▸ Supplied data
----------------
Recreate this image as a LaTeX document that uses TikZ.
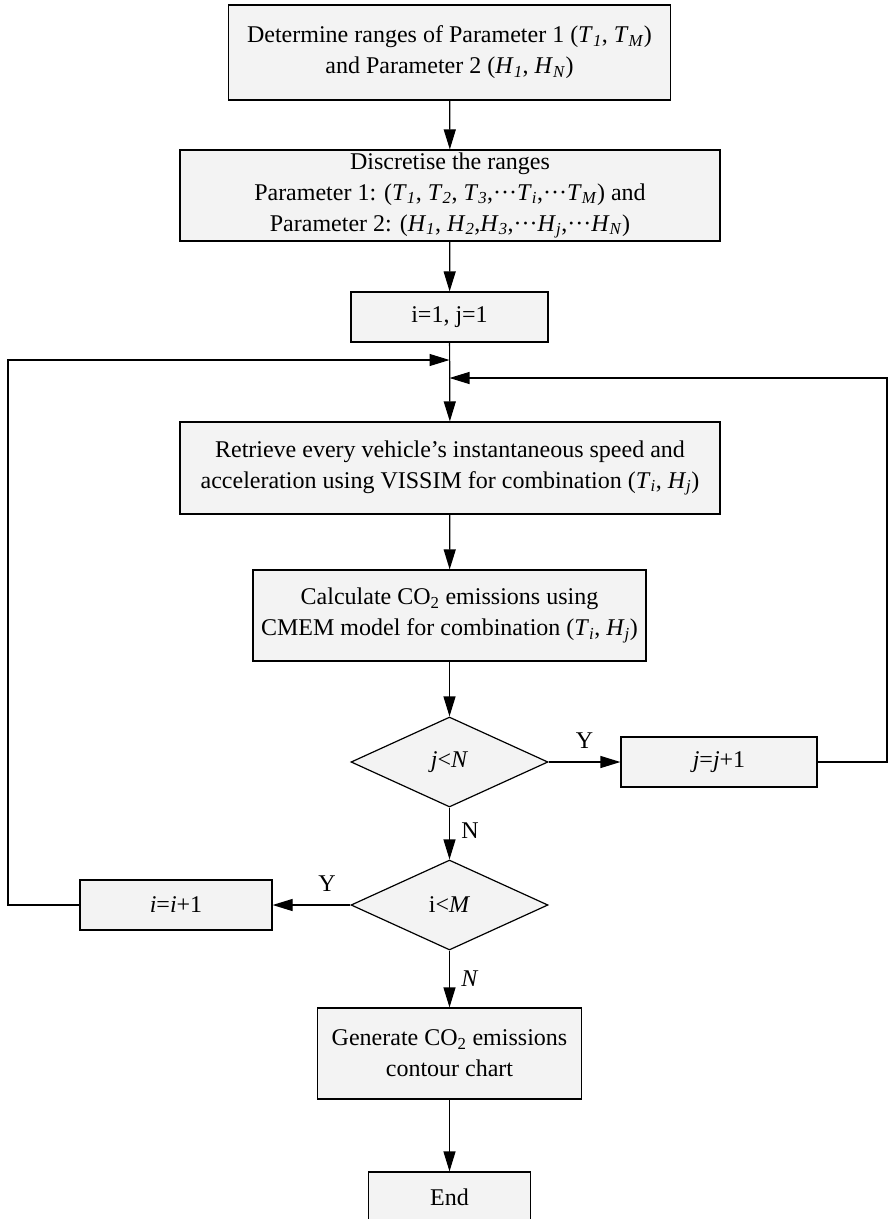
\documentclass[tikz,border=0pt]{standalone}
\usepackage{fontspec}
\setmainfont{Liberation Serif}
\usetikzlibrary{shapes.geometric,arrows.meta}
\definecolor{boxfill}{RGB}{243,243,243}
\newcommand{\pv}[2]{\textit{#1}\textsubscript{\textit{#2}}}
\begin{document}
\begin{tikzpicture}[x=1pt, y=-1pt, line width=1.2pt,
    box/.style={draw, fill=boxfill, inner sep=0pt, align=center,
        font=\fontsize{24}{31}\selectfont},
    cond/.style={draw, diamond, fill=boxfill, inner sep=0pt,
        minimum width=197pt, minimum height=90pt, font=\fontsize{24}{31}\selectfont},
    lab/.style={font=\fontsize{24}{28}\selectfont},
    >={Triangle[length=20pt, width=12pt]}]
            \useasboundingbox (0,0) rectangle (889,1219);
            \draw (449.5, 52.5) node[box, minimum width=442pt, minimum height=95pt] (det)
                {Determine ranges of Parameter 1 (\pv{T}{1}, \pv{T}{M})\\and Parameter 2 (\pv{H}{1}, \pv{H}{N})};
            \draw (450, 195.5) node[box, minimum width=540pt, minimum height=91pt] (disc)
                {Discretise the ranges\\ Parameter 1: (\pv{T}{1}, \pv{T}{2}, \pv{T}{3},···\pv{T}{i},···\pv{T}{M}) and\\Parameter 2: (\pv{H}{1}, \pv{H}{2},\pv{H}{3},···\pv{H}{j},···\pv{H}{N})};
            \draw (449.5, 317) node[box, minimum width=197pt, minimum height=50pt] (init) {i=1, j=1};
            \draw (450, 468) node[box, minimum width=540pt, minimum height=92pt] (retr)
                {Retrieve every vehicle’s instantaneous speed and\\acceleration using VISSIM for combination (\pv{T}{i}, \pv{H}{j})};
            \draw (449.5, 615.5) node[box, minimum width=393pt, minimum height=91pt] (calc)
                {Calculate CO\textsubscript{2} emissions using\\CMEM model for combination (\pv{T}{i}, \pv{H}{j})};
            \draw (449.5, 762) node[cond] (dj) {\textit{j}<\textit{N}};
            \draw (719, 762) node[box, minimum width=196pt, minimum height=50pt] (incj) {\textit{j}=\textit{j}+1};
            \draw (449.5, 905) node[cond] (di) {i<\textit{M}};
            \draw (176, 905) node[box, minimum width=192pt, minimum height=50pt] (inci) {\textit{i}=\textit{i}+1};
            \draw (449.5, 1053.5) node[box, minimum width=264pt, minimum height=91pt] (gen)
                {Generate CO\textsubscript{2} emissions\\contour chart};
            \draw (449.5, 1209) node[box, minimum width=162pt, minimum height=74pt, text depth=24pt] (end) {End};

            \coordinate (lin) at (449.5, 360);
            \coordinate (rin) at (449.5, 378);
            \coordinate (lcorner) at (8, 360);
            \coordinate (rcorner) at (887, 378);

            \draw[->] (det) -- (disc);
            \draw[->] (disc) -- (init);
            \draw[->] (init) -- (retr);
            \draw[->] (retr) -- (calc);
            \draw[->] (calc) -- (dj);
            \draw[->] (dj) -- node[lab, above, pos=0.5, yshift=10pt] {Y} (incj);
            \draw[->] (incj.east) -| (rcorner) -- (rin);
            \draw[->] (dj) -- node[lab, right, pos=0.45, xshift=8pt] {N} (di);
            \draw[->] (di) -- node[lab, above, pos=0.3, yshift=10pt] {Y} (inci);
            \draw[->] (inci.west) -| (lcorner) -- (lin);
            \draw[->] (di) -- node[lab, right, pos=0.5, xshift=8pt] {\textit{N}} (gen);
            \draw[->] (gen) -- (end);
        \end{tikzpicture}
\end{document}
----------------
▸ Task instructions
Word for word, quote the lines above. Omit the pictures.

▸ Exercise output
Recreate this image as a LaTeX document that uses TikZ.
\documentclass[tikz,border=0pt]{standalone}
\usepackage{fontspec}
\setmainfont{Liberation Serif}
\usetikzlibrary{shapes.geometric,arrows.meta}
\definecolor{boxfill}{RGB}{243,243,243}
\newcommand{\pv}[2]{\textit{#1}\textsubscript{\textit{#2}}}
\begin{document}
\begin{tikzpicture}[x=1pt, y=-1pt, line width=1.2pt,
    box/.style={draw, fill=boxfill, inner sep=0pt, align=center,
        font=\fontsize{24}{31}\selectfont},
    cond/.style={draw, diamond, fill=boxfill, inner sep=0pt,
        minimum width=197pt, minimum height=90pt, font=\fontsize{24}{31}\selectfont},
    lab/.style={font=\fontsize{24}{28}\selectfont},
    >={Triangle[length=20pt, width=12pt]}]
            \useasboundingbox (0,0) rectangle (889,1219);
            \draw (449.5, 52.5) node[box, minimum width=442pt, minimum height=95pt] (det)
                {Determine ranges of Parameter 1 (\pv{T}{1}, \pv{T}{M})\\and Parameter 2 (\pv{H}{1}, \pv{H}{N})};
            \draw (450, 195.5) node[box, minimum width=540pt, minimum height=91pt] (disc)
                {Discretise the ranges\\ Parameter 1: (\pv{T}{1}, \pv{T}{2}, \pv{T}{3},···\pv{T}{i},···\pv{T}{M}) and\\Parameter 2: (\pv{H}{1}, \pv{H}{2},\pv{H}{3},···\pv{H}{j},···\pv{H}{N})};
            \draw (449.5, 317) node[box, minimum width=197pt, minimum height=50pt] (init) {i=1, j=1};
            \draw (450, 468) node[box, minimum width=540pt, minimum height=92pt] (retr)
                {Retrieve every vehicle’s instantaneous speed and\\acceleration using VISSIM for combination (\pv{T}{i}, \pv{H}{j})};
            \draw (449.5, 615.5) node[box, minimum width=393pt, minimum height=91pt] (calc)
                {Calculate CO\textsubscript{2} emissions using\\CMEM model for combination (\pv{T}{i}, \pv{H}{j})};
            \draw (449.5, 762) node[cond] (dj) {\textit{j}<\textit{N}};
            \draw (719, 762) node[box, minimum width=196pt, minimum height=50pt] (incj) {\textit{j}=\textit{j}+1};
            \draw (449.5, 905) node[cond] (di) {i<\textit{M}};
            \draw (176, 905) node[box, minimum width=192pt, minimum height=50pt] (inci) {\textit{i}=\textit{i}+1};
            \draw (449.5, 1053.5) node[box, minimum width=264pt, minimum height=91pt] (gen)
                {Generate CO\textsubscript{2} emissions\\contour chart};
            \draw (449.5, 1209) node[box, minimum width=162pt, minimum height=74pt, text depth=24pt] (end) {End};

            \coordinate (lin) at (449.5, 360);
            \coordinate (rin) at (449.5, 378);
            \coordinate (lcorner) at (8, 360);
            \coordinate (rcorner) at (887, 378);

            \draw[->] (det) -- (disc);
            \draw[->] (disc) -- (init);
            \draw[->] (init) -- (retr);
            \draw[->] (retr) -- (calc);
            \draw[->] (calc) -- (dj);
            \draw[->] (dj) -- node[lab, above, pos=0.5, yshift=10pt] {Y} (incj);
            \draw[->] (incj.east) -| (rcorner) -- (rin);
            \draw[->] (dj) -- node[lab, right, pos=0.45, xshift=8pt] {N} (di);
            \draw[->] (di) -- node[lab, above, pos=0.3, yshift=10pt] {Y} (inci);
            \draw[->] (inci.west) -| (lcorner) -- (lin);
            \draw[->] (di) -- node[lab, right, pos=0.5, xshift=8pt] {\textit{N}} (gen);
            \draw[->] (gen) -- (end);
        \end{tikzpicture}
\end{document}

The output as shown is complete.